- **Exercise objective**:
Extract, exactly as written, each line from the start of the records below to the line containing "var myChart = echarts.init(document.getElementById('main'));", both ends included; drop the pictures.

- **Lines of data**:
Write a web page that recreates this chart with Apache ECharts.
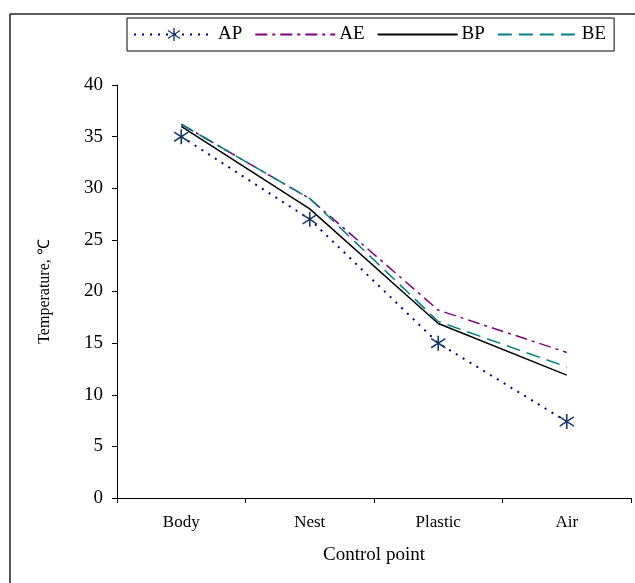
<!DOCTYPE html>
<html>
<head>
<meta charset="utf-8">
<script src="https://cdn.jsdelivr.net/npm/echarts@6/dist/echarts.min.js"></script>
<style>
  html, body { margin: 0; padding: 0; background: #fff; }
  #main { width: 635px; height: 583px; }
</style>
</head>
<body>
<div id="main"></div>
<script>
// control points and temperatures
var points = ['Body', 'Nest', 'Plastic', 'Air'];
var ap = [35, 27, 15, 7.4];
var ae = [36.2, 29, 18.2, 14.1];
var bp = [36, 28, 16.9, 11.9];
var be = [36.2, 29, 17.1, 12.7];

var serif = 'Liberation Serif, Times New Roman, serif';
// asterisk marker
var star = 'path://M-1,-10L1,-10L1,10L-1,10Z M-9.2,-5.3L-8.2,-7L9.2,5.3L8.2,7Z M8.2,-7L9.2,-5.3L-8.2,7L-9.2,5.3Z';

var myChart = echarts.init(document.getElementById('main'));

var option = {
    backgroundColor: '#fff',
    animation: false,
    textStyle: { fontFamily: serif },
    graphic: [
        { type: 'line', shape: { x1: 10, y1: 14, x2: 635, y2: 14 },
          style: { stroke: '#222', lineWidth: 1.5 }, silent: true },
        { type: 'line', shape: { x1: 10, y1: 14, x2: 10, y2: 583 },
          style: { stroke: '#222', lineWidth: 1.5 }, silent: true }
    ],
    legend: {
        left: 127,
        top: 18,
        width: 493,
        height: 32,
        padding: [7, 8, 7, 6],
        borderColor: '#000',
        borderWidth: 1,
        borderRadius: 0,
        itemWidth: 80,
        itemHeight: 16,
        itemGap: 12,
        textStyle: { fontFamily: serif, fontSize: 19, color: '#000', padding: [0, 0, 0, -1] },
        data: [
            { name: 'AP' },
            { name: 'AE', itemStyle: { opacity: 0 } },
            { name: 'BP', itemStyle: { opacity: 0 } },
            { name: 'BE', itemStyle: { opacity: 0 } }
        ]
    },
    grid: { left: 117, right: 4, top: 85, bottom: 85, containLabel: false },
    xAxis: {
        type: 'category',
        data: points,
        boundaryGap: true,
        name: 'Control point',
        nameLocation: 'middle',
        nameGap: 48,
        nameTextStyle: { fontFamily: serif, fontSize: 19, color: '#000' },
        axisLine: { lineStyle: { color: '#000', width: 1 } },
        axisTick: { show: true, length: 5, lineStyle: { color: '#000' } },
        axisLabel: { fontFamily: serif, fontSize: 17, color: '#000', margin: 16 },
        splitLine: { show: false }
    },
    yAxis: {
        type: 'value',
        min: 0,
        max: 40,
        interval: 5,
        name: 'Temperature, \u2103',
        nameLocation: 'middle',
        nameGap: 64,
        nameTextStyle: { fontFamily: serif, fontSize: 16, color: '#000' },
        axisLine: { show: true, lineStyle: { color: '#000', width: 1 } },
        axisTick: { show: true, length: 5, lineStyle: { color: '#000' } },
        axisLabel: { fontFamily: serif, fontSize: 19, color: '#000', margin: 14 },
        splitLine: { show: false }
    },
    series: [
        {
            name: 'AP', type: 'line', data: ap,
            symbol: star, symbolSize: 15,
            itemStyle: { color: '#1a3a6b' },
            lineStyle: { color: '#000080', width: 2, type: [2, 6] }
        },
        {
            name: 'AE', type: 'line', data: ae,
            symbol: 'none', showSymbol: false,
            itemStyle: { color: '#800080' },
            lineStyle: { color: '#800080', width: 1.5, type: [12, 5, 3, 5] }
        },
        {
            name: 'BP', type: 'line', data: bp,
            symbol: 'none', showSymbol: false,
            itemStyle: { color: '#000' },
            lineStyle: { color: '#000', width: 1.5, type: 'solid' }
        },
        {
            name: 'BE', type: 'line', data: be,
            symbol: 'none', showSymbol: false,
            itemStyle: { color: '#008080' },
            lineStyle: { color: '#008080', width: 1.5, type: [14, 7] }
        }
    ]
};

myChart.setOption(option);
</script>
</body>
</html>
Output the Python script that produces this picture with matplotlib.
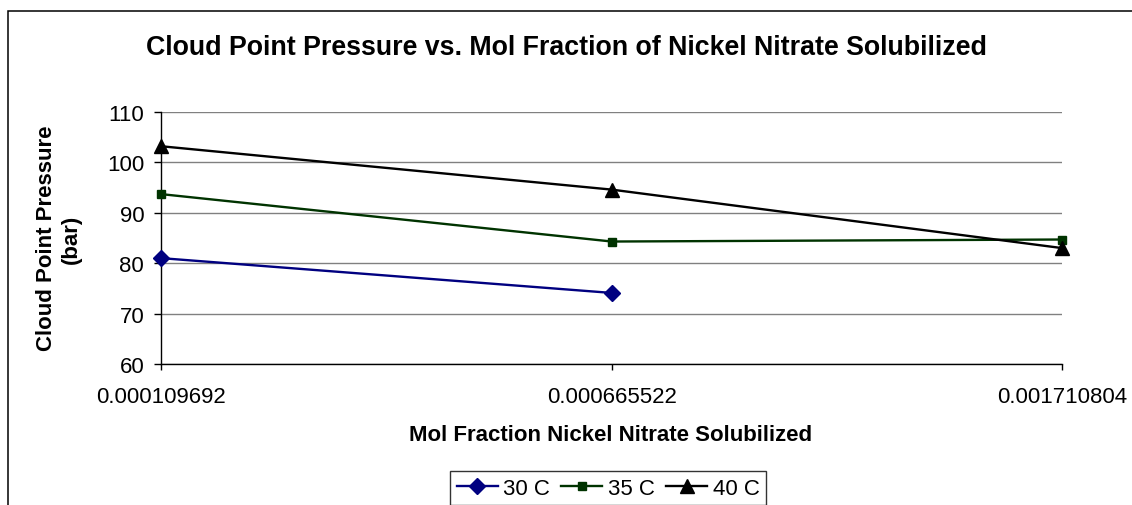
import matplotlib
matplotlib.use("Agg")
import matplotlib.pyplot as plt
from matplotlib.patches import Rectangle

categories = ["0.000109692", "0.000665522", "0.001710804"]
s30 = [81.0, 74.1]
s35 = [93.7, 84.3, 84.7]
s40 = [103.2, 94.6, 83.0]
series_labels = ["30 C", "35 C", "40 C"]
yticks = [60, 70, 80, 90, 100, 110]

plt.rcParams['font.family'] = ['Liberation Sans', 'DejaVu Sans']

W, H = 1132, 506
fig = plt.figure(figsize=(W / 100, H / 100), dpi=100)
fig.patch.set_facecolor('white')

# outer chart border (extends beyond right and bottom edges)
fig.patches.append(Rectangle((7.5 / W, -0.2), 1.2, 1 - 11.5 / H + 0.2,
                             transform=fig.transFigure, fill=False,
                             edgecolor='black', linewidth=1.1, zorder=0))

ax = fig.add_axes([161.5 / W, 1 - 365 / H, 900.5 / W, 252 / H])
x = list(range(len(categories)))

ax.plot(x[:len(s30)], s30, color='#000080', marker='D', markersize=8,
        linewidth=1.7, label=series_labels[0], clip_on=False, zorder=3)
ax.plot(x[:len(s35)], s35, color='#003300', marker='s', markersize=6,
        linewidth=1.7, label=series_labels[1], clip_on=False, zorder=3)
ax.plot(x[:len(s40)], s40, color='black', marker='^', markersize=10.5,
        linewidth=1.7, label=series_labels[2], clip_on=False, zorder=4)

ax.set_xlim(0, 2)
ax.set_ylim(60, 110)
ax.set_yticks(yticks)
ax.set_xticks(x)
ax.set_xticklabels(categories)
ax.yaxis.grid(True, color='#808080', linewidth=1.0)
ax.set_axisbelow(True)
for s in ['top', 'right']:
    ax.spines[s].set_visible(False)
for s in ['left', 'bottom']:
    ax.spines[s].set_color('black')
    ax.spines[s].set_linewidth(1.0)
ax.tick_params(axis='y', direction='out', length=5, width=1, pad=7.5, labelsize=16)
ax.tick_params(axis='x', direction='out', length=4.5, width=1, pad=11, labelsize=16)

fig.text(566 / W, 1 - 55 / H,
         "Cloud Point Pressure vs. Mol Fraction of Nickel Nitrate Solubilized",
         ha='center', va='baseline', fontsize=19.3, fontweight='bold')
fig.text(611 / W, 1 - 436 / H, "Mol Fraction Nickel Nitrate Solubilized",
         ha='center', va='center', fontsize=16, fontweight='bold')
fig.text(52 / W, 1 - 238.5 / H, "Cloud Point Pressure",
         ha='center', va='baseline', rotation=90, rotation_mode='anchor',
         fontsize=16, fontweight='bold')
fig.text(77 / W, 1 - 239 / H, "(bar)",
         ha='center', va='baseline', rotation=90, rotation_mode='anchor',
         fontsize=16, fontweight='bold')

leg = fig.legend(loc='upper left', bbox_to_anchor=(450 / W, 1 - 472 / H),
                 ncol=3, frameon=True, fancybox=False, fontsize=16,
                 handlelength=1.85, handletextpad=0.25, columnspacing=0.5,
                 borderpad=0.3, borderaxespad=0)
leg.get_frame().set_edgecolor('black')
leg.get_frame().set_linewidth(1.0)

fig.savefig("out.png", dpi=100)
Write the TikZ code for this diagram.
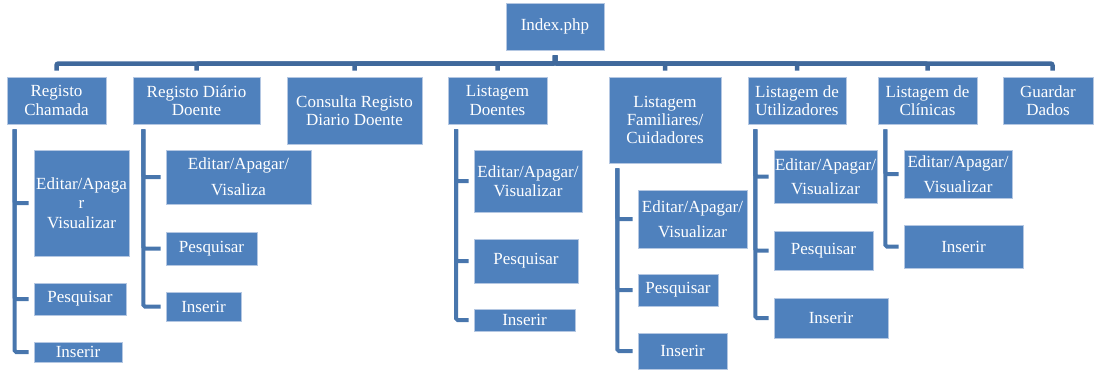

- **Completed task**:
Write a web page that recreates this chart with Apache ECharts.
<!DOCTYPE html>
<html>
<head>
<meta charset="utf-8">
<script src="https://cdn.jsdelivr.net/npm/echarts@6/dist/echarts.min.js"></script>
<style>
  html, body { margin: 0; padding: 0; background: #fff; }
  #main { width: 635px; height: 583px; }
</style>
</head>
<body>
<div id="main"></div>
<script>
// control points and temperatures
var points = ['Body', 'Nest', 'Plastic', 'Air'];
var ap = [35, 27, 15, 7.4];
var ae = [36.2, 29, 18.2, 14.1];
var bp = [36, 28, 16.9, 11.9];
var be = [36.2, 29, 17.1, 12.7];

var serif = 'Liberation Serif, Times New Roman, serif';
// asterisk marker
var star = 'path://M-1,-10L1,-10L1,10L-1,10Z M-9.2,-5.3L-8.2,-7L9.2,5.3L8.2,7Z M8.2,-7L9.2,-5.3L-8.2,7L-9.2,5.3Z';

var myChart = echarts.init(document.getElementById('main'));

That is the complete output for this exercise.